Gartner analysts on Aug. 31 said they were adjusting their forecast for PC sales in the second half of 2010 to 15.3 percent, a drop of about 2 percent from what had been previously predicted. Overall, Gartner expects PC shipments worldwide for the year to reach 367.8 million units in 2010, a 19.2 percent increase from 308.3 million in 2009.

Intel illustrates the trend that's happening in the industry. The chip making giant had tremendously strong numbers for the first half of the year-$10.3 billion in revenues in the first quarter and $10.8 billion in the second quarter-which executives attributed to solid consumer and corporate spending. The numbers had analysts saying the financial recovery in the IT industry was well under way.

However, in late August, Intel officials said they were reducing third-quarter revenue forecasts from as much as $12 billion down to $11 billion or less due to a weakening in the consumer PC space.

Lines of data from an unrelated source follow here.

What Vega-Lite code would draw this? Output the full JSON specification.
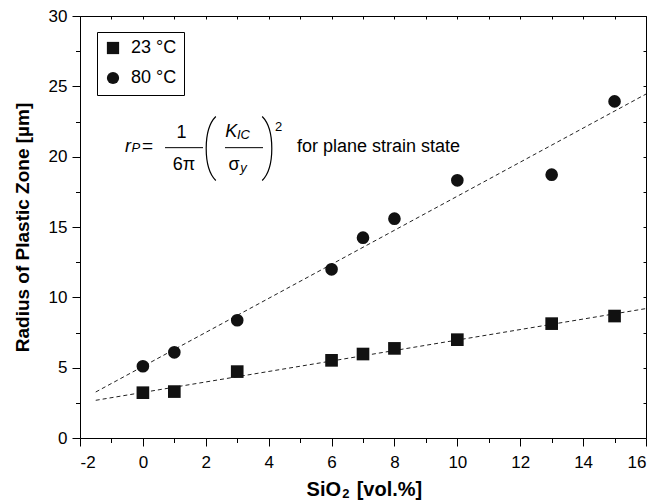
{
  "$schema": "https://vega.github.io/schema/vega-lite/v6.json",
  "width": 566,
  "height": 422,
  "autosize": {"type": "none"},
  "padding": {"left": 80, "top": 16, "right": 12, "bottom": 64},
  "background": "white",
  "config": {
    "view": {"stroke": null},
    "font": "Liberation Sans",
    "axis": {
      "grid": false,
      "labelFont": "Liberation Sans",
      "titleFont": "Liberation Sans",
      "labelColor": "black",
      "titleColor": "black",
      "tickColor": "black",
      "domainColor": "black",
      "labelFontSize": 17,
      "titleFontSize": 19,
      "titleFontWeight": "bold"
    },
    "text": {"font": "Liberation Sans", "color": "black"}
  },
  "datasets": {
    "points": [
      {"x": 0, "r": 3.22, "series": "23 °C"},
      {"x": 1, "r": 3.30, "series": "23 °C"},
      {"x": 3, "r": 4.72, "series": "23 °C"},
      {"x": 6, "r": 5.52, "series": "23 °C"},
      {"x": 7, "r": 5.97, "series": "23 °C"},
      {"x": 8, "r": 6.37, "series": "23 °C"},
      {"x": 10, "r": 6.99, "series": "23 °C"},
      {"x": 13, "r": 8.13, "series": "23 °C"},
      {"x": 15, "r": 8.67, "series": "23 °C"},
      {"x": 0, "r": 5.10, "series": "80 °C"},
      {"x": 1, "r": 6.09, "series": "80 °C"},
      {"x": 3, "r": 8.37, "series": "80 °C"},
      {"x": 6, "r": 11.99, "series": "80 °C"},
      {"x": 7, "r": 14.24, "series": "80 °C"},
      {"x": 8, "r": 15.59, "series": "80 °C"},
      {"x": 10, "r": 18.32, "series": "80 °C"},
      {"x": 13, "r": 18.72, "series": "80 °C"},
      {"x": 15, "r": 23.93, "series": "80 °C"}
    ],
    "fits": [
      {"x": -1.5, "r": 2.68, "series": "23 °C"},
      {"x": 16, "r": 9.2, "series": "23 °C"},
      {"x": -1.5, "r": 3.27, "series": "80 °C"},
      {"x": 16, "r": 24.45, "series": "80 °C"}
    ],
    "one": [{}]
  },
  "resolve": {"axis": {"x": "independent", "y": "independent"}},
  "layer": [
    {
      "data": {"name": "fits"},
      "mark": {"type": "line", "color": "#222", "strokeWidth": 1, "strokeDash": [4, 3], "clip": true},
      "encoding": {
        "x": {"field": "x", "type": "quantitative", "scale": {"domain": [-2, 16], "nice": false, "zero": false},
          "axis": {"orient": "bottom", "values": [-1, 1, 3, 5, 7, 9, 11, 13, 15], "tickSize": 4.5, "labels": false, "domain": false, "title": null}},
        "y": {"field": "r", "type": "quantitative", "scale": {"domain": [0, 30], "nice": false, "zero": false},
          "axis": {"orient": "left", "values": [2.5, 7.5, 12.5, 17.5, 22.5, 27.5], "tickSize": 4.5, "labels": false, "domain": false, "title": null}},
        "detail": {"field": "series"}
      }
    },
    {
      "data": {"name": "points"},
      "mark": {"type": "point", "filled": true, "color": "#111", "opacity": 1, "size": 160},
      "encoding": {
        "x": {"field": "x", "type": "quantitative",
          "axis": {"orient": "bottom", "values": [-2, 0, 2, 4, 6, 8, 10, 12, 14, 16], "tickSize": 8, "labelPadding": 8, "labelExpr": "datum.value + ''",
            "title": null}},
        "y": {"field": "r", "type": "quantitative",
          "axis": {"orient": "left", "values": [0, 5, 10, 15, 20, 25, 30], "tickSize": 8, "labelPadding": 5,
            "title": "Radius of Plastic Zone [µm]", "titleX": -58, "titleY": 211, "titleBaseline": "middle", "titleAngle": 270}},
        "shape": {"field": "series", "type": "nominal",
          "scale": {"domain": ["23 °C", "80 °C"], "range": ["square", "circle"]},
          "legend": {"orient": "none", "legendX": 17, "legendY": 16, "title": null, "strokeColor": "black", "padding": 7,
            "labelFontSize": 18, "labelFont": "Liberation Sans", "labelColor": "black", "symbolSize": 150,
            "symbolFillColor": "#111", "symbolStrokeColor": "#111", "rowPadding": 10, "labelOffset": 9}}
      }
    },
    {
      "data": {"name": "one"},
      "mark": {"type": "rule", "color": "black", "strokeWidth": 1},
      "encoding": {
        "x": {"datum": 0.704, "type": "quantitative",
          "axis": {"orient": "top", "values": [-2, -1, 0, 1, 2, 3, 4, 5, 6, 7, 8, 9, 10, 11, 12, 13, 14, 15, 16], "tickSize": -3, "labels": false, "title": null}},
        "x2": {"datum": 1.912},
        "y": {"datum": 20.64, "type": "quantitative",
          "axis": {"orient": "right", "values": [0, 2.5, 5, 7.5, 10, 12.5, 15, 17.5, 20, 22.5, 25, 27.5, 30], "tickSize": -3, "labels": false, "title": null}}
      }
    },
    {
      "data": {"name": "one"},
      "mark": {"type": "rule", "color": "black", "strokeWidth": 1},
      "encoding": {
        "x": {"datum": 2.611, "type": "quantitative", "axis": null},
        "x2": {"datum": 3.82},
        "y": {"datum": 20.64, "type": "quantitative", "axis": null}
      }
    },
    {
      "data": {"name": "one"},
      "mark": {"type": "point", "shape": "M0.15,-1 C-0.25,-0.6 -0.25,0.6 0.15,1", "filled": false, "stroke": "black", "strokeWidth": 1.2, "size": 4096, "opacity": 1},
      "encoding": {
        "x": {"datum": 2.166, "type": "quantitative", "axis": null},
        "y": {"datum": 20.58, "type": "quantitative", "axis": null}
      }
    },
    {
      "data": {"name": "one"},
      "mark": {"type": "point", "shape": "M-0.15,-1 C0.25,-0.6 0.25,0.6 -0.15,1", "filled": false, "stroke": "black", "strokeWidth": 1.2, "size": 4096, "opacity": 1},
      "encoding": {
        "x": {"datum": 3.947, "type": "quantitative", "axis": null},
        "y": {"datum": 20.58, "type": "quantitative", "axis": null}
      }
    },
    {
      "data": {"name": "one"},
      "mark": {"type": "text", "text": "r", "fontSize": 18, "fontStyle": "italic", "align": "left", "baseline": "alphabetic"},
      "encoding": {"x": {"datum": -0.569, "type": "quantitative", "axis": null}, "y": {"datum": 20.35, "type": "quantitative", "axis": null}}
    },
    {
      "data": {"name": "one"},
      "mark": {"type": "text", "text": "P", "fontSize": 13, "fontStyle": "italic", "align": "left", "baseline": "alphabetic"},
      "encoding": {"x": {"datum": -0.36, "type": "quantitative", "axis": null}, "y": {"datum": 20.33, "type": "quantitative", "axis": null}}
    },
    {
      "data": {"name": "one"},
      "mark": {"type": "text", "text": "=", "fontSize": 19, "align": "center", "baseline": "alphabetic"},
      "encoding": {"x": {"datum": 0.15, "type": "quantitative", "axis": null}, "y": {"datum": 20.35, "type": "quantitative", "axis": null}}
    },
    {
      "data": {"name": "one"},
      "mark": {"type": "text", "text": "1", "fontSize": 18, "align": "center", "baseline": "alphabetic"},
      "encoding": {"x": {"datum": 1.228, "type": "quantitative", "axis": null}, "y": {"datum": 21.31, "type": "quantitative", "axis": null}}
    },
    {
      "data": {"name": "one"},
      "mark": {"type": "text", "text": "6π", "fontSize": 18, "align": "center", "baseline": "alphabetic"},
      "encoding": {"x": {"datum": 1.307, "type": "quantitative", "axis": null}, "y": {"datum": 19.05, "type": "quantitative", "axis": null}}
    },
    {
      "data": {"name": "one"},
      "mark": {"type": "text", "text": "K", "fontSize": 18, "fontStyle": "italic", "align": "left", "baseline": "alphabetic"},
      "encoding": {"x": {"datum": 2.62, "type": "quantitative", "axis": null}, "y": {"datum": 21.4, "type": "quantitative", "axis": null}}
    },
    {
      "data": {"name": "one"},
      "mark": {"type": "text", "text": "IC", "fontSize": 13, "fontStyle": "italic", "align": "left", "baseline": "alphabetic"},
      "encoding": {"x": {"datum": 2.99, "type": "quantitative", "axis": null}, "y": {"datum": 21.26, "type": "quantitative", "axis": null}}
    },
    {
      "data": {"name": "one"},
      "mark": {"type": "text", "text": "σ", "fontSize": 18, "align": "left", "baseline": "alphabetic"},
      "encoding": {"x": {"datum": 2.72, "type": "quantitative", "axis": null}, "y": {"datum": 19.05, "type": "quantitative", "axis": null}}
    },
    {
      "data": {"name": "one"},
      "mark": {"type": "text", "text": "y", "fontSize": 13, "fontStyle": "italic", "align": "left", "baseline": "alphabetic"},
      "encoding": {"x": {"datum": 3.1, "type": "quantitative", "axis": null}, "y": {"datum": 18.91, "type": "quantitative", "axis": null}}
    },
    {
      "data": {"name": "one"},
      "mark": {"type": "text", "text": "2", "fontSize": 13, "align": "left", "baseline": "alphabetic"},
      "encoding": {"x": {"datum": 4.201, "type": "quantitative", "axis": null}, "y": {"datum": 21.82, "type": "quantitative", "axis": null}}
    },
    {
      "data": {"name": "one"},
      "mark": {"type": "text", "text": "for plane strain state", "fontSize": 18, "align": "left", "baseline": "alphabetic"},
      "encoding": {"x": {"datum": 4.901, "type": "quantitative", "axis": null}, "y": {"datum": 20.35, "type": "quantitative", "axis": null}}
    },
    {
      "data": {"name": "one"},
      "mark": {"type": "text", "text": "SiO", "fontSize": 20, "fontWeight": "bold", "align": "right", "baseline": "alphabetic", "clip": false},
      "encoding": {"x": {"datum": 6.3, "type": "quantitative", "axis": null}, "y": {"datum": -4.12, "type": "quantitative", "axis": null}}
    },
    {
      "data": {"name": "one"},
      "mark": {"type": "text", "text": "2", "fontSize": 13, "fontWeight": "bold", "align": "left", "baseline": "alphabetic", "clip": false},
      "encoding": {"x": {"datum": 6.34, "type": "quantitative", "axis": null}, "y": {"datum": -4.3, "type": "quantitative", "axis": null}}
    },
    {
      "data": {"name": "one"},
      "mark": {"type": "text", "text": "[vol.%]", "fontSize": 20, "fontWeight": "bold", "align": "left", "baseline": "alphabetic", "clip": false},
      "encoding": {"x": {"datum": 6.8, "type": "quantitative", "axis": null}, "y": {"datum": -4.12, "type": "quantitative", "axis": null}}
    }
  ]
}
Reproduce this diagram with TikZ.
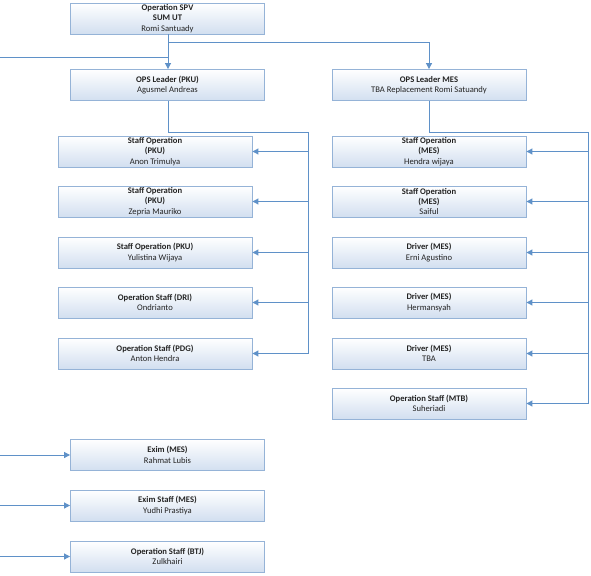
\documentclass[tikz,border=0pt]{standalone}
\usepackage{fontspec}
\setmainfont{Carlito}
\usetikzlibrary{arrows.meta}
\definecolor{boxline}{RGB}{149,179,215}
\definecolor{boxfill}{RGB}{210,223,240}
\definecolor{conn}{RGB}{95,145,200}
\definecolor{txt}{RGB}{35,35,35}
\tikzset{
  orgbox/.style={draw=boxline, line width=0.9pt, top color=white, bottom color=boxfill,
    minimum width=194pt, minimum height=31pt, inner sep=0pt, align=center,
    font=\fontsize{8.6}{10.4}\selectfont, text=txt},
  link/.style={draw=conn, line width=1pt},
  arr/.style={link, -{Triangle[length=6pt,width=6pt]}}
}
\newcommand{\hd}[1]{\textbf{#1}}
\begin{document}
\begin{tikzpicture}[x=1pt,y=-1pt]
\useasboundingbox (0,0) rectangle (591,575);
% top
\node[orgbox] (spv) at (167.5,18.5) {\hd{Operation SPV}\\\hd{SUM UT}\\Romi Santuady};
\node[orgbox] (lpku) at (167.5,85) {\hd{OPS Leader (PKU)}\\Agusmel Andreas};
\node[orgbox] (lmes) at (429,85) {\hd{OPS Leader MES}\\TBA Replacement Romi Satuandy};
% left column
\node[orgbox] (p1) at (155,151.5) {\hd{Staff Operation}\\\hd{(PKU)}\\Anon Trimulya};
\node[orgbox] (p2) at (155,201.5) {\hd{Staff Operation}\\\hd{(PKU)}\\Zepria Mauriko};
\node[orgbox] (p3) at (155,252.5) {\hd{Staff Operation (PKU)}\\Yulistina Wijaya};
\node[orgbox] (p4) at (155,302.5) {\hd{Operation Staff (DRI)}\\Ondrianto};
\node[orgbox] (p5) at (155,353.5) {\hd{Operation Staff (PDG)}\\Anton Hendra};
% right column
\node[orgbox] (m1) at (429,151.5) {\hd{Staff Operation}\\\hd{(MES)}\\Hendra wijaya};
\node[orgbox] (m2) at (429,201.5) {\hd{Staff Operation}\\\hd{(MES)}\\Saiful};
\node[orgbox] (m3) at (429,252.5) {\hd{Driver (MES)}\\Erni Agustino};
\node[orgbox] (m4) at (429,302.5) {\hd{Driver (MES)}\\Hermansyah};
\node[orgbox] (m5) at (429,353.5) {\hd{Driver (MES)}\\TBA};
\node[orgbox] (m6) at (429,403.5) {\hd{Operation Staff (MTB)}\\Suheriadi};
% bottom
\node[orgbox] (e1) at (167.5,455) {\hd{Exim (MES)}\\Rahmat Lubis};
\node[orgbox] (e2) at (167.5,505.5) {\hd{Exim Staff (MES)}\\Yudhi Prastiya};
\node[orgbox] (e3) at (167.5,556.5) {\hd{Operation Staff (BTJ)}\\Zulkhairi};
% coordinates
\coordinate (j1) at (168,43);
\coordinate (j2) at (429,43);
\coordinate (j3) at (168,58);
\coordinate (lb) at (-2,58);
\coordinate (pb) at (308,132);
\coordinate (pa) at (168,132);
\coordinate (mb) at (588,132);
\coordinate (ma) at (429,132);
% connectors
\draw[arr] (spv.south -| j1) -- (lpku.north -| j1);
\draw[arr] (j1) -- (j2) -- (lmes.north -| j2);
\draw[link] (j3) -- (lb) -- (lb |- e3);
\foreach \n in {e1,e2,e3} \draw[arr] (lb |- \n) -- (\n.west);
\draw[link] (lpku.south -| pa) -- (pa) -- (pb) -- (pb |- p5);
\foreach \n in {p1,p2,p3,p4,p5} \draw[arr] (pb |- \n) -- (\n.east);
\draw[link] (lmes.south -| ma) -- (ma) -- (mb) -- (mb |- m6);
\foreach \n in {m1,m2,m3,m4,m5,m6} \draw[arr] (mb |- \n) -- (\n.east);
\end{tikzpicture}
\end{document}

Gartner analysts said they've also seen a softening in the PC market and consumer PC purchases in mature markets were a bit weaker than anticipated. However, they said growing sales of media tablets are to some extent offsetting the soft consumer PC numbers. They added that tablets are becoming a popular alternative to netbooks.

The future of mobile phone sales looks solid, according to Gartner, which increased its projections slightly from the second quarter.

In this market, semiconductor vendors are under intense competitive pressure, and revenue is growing at 13 percent. Smartphones in particular are driving the mobile phone semiconductor market, accounting for 18 percent of all mobile phone sales, and 36 percent of the revenue. By 2014, those numbers will grow to 41 percent of units and 64 percent of revenues, Gartner predicted.

A rapid rise in DRAM (dynamic RAM) revenues also hit its apex in 2010, according to Gartner's Lewis.

"Due to early strength in the PC market and supply constraints, the DRAM industry has been very profitable, with revenue set to increase by 82.5 percent to nearly $42 billion in 2010," Lewis said. "However, during the second half of 2011, this is set to change, and we expect a DRAM downturn in 2012 as sales decline 29 percent."

But strong sales of smartphones and tablets will help keep NAND Flash revenues growing through 2013, Gartner said.